SUPPLIED RECORDS
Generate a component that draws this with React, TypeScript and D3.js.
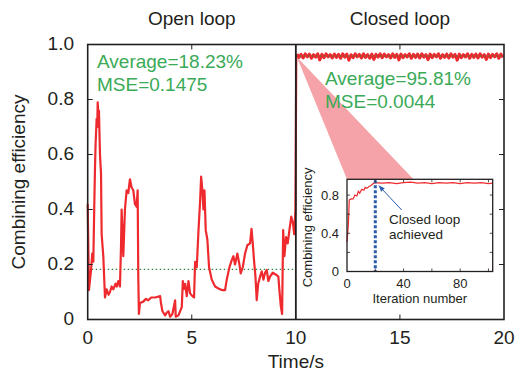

* * *

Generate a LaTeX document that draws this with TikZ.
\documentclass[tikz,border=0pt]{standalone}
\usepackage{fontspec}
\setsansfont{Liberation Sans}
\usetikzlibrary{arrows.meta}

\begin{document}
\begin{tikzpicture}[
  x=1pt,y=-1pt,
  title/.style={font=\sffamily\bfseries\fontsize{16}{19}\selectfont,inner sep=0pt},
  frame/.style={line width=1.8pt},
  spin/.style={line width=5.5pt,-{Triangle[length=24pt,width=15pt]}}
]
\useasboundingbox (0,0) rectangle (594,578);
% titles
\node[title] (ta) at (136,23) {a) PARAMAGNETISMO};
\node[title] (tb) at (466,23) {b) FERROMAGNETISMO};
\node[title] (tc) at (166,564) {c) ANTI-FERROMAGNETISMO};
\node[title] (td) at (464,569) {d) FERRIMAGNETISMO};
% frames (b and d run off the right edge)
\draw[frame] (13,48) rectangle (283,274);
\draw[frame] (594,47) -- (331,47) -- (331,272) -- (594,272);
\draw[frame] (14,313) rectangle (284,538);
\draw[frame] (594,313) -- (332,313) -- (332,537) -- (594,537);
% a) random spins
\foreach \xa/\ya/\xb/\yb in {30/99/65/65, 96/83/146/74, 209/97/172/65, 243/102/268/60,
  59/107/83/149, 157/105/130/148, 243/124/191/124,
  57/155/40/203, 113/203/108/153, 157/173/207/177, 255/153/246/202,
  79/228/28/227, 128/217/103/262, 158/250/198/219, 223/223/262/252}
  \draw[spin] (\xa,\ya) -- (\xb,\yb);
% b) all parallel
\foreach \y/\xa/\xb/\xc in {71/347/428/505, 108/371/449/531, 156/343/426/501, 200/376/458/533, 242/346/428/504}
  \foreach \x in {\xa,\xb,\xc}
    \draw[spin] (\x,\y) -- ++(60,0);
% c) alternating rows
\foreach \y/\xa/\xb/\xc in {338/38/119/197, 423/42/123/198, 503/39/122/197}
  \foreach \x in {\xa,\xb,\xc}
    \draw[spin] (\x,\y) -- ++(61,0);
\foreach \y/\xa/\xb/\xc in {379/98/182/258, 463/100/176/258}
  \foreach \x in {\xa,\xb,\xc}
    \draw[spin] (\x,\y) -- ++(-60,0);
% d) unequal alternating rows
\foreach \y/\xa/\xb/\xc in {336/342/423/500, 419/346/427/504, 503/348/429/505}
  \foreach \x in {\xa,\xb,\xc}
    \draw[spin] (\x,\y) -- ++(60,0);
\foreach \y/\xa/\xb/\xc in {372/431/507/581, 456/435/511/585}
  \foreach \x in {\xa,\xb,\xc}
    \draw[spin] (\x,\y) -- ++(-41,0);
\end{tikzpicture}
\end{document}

---

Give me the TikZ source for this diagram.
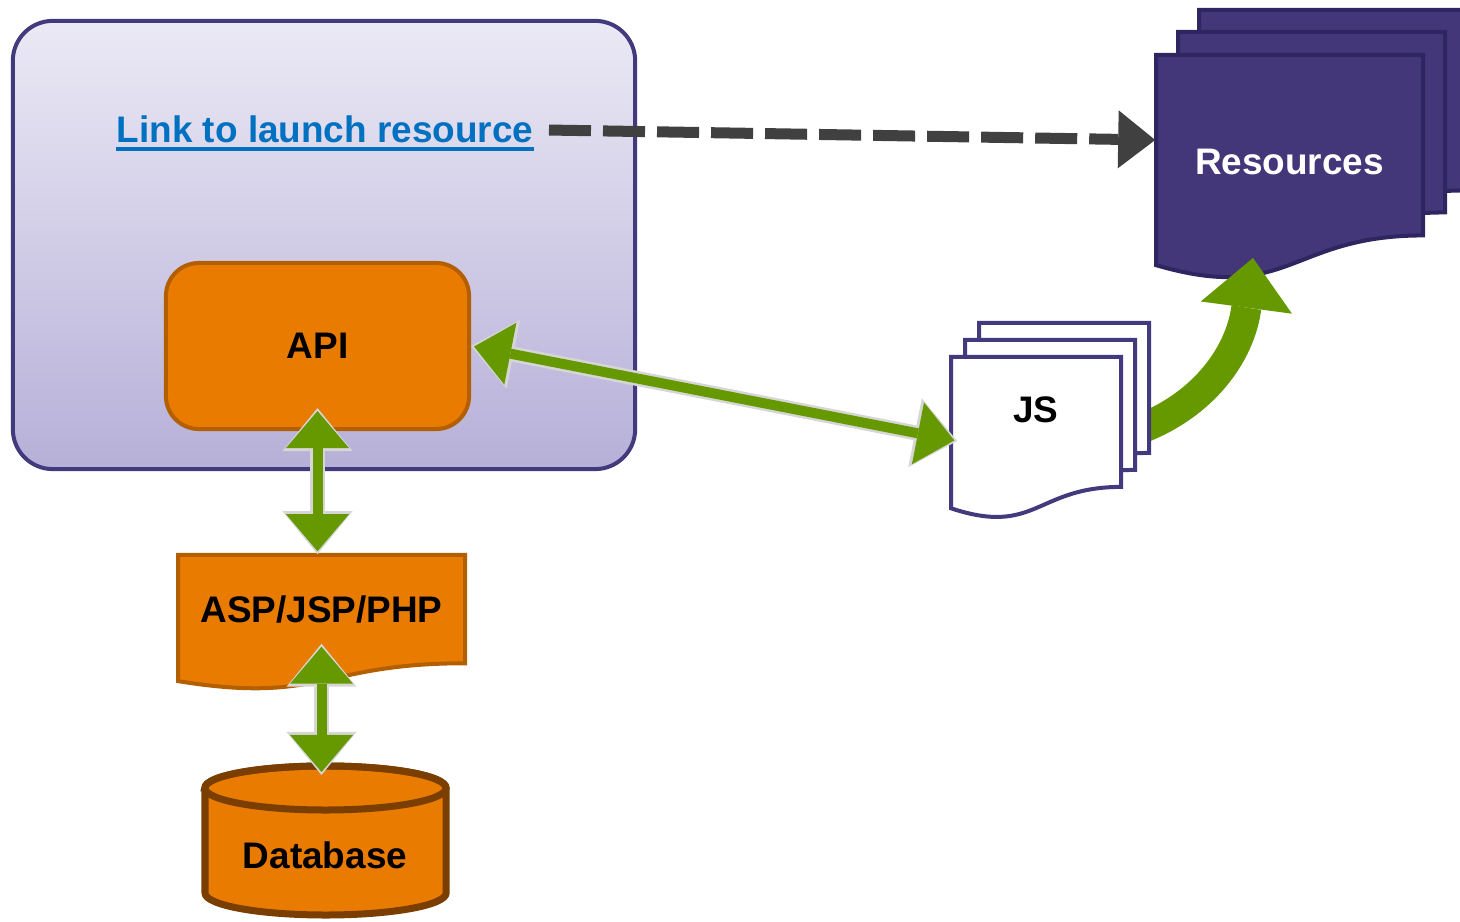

PROBLEM TO SOLVE
Among the lines above, count those containing the word "with" and give nothing but the result.

COMPLETED EXERCISE
2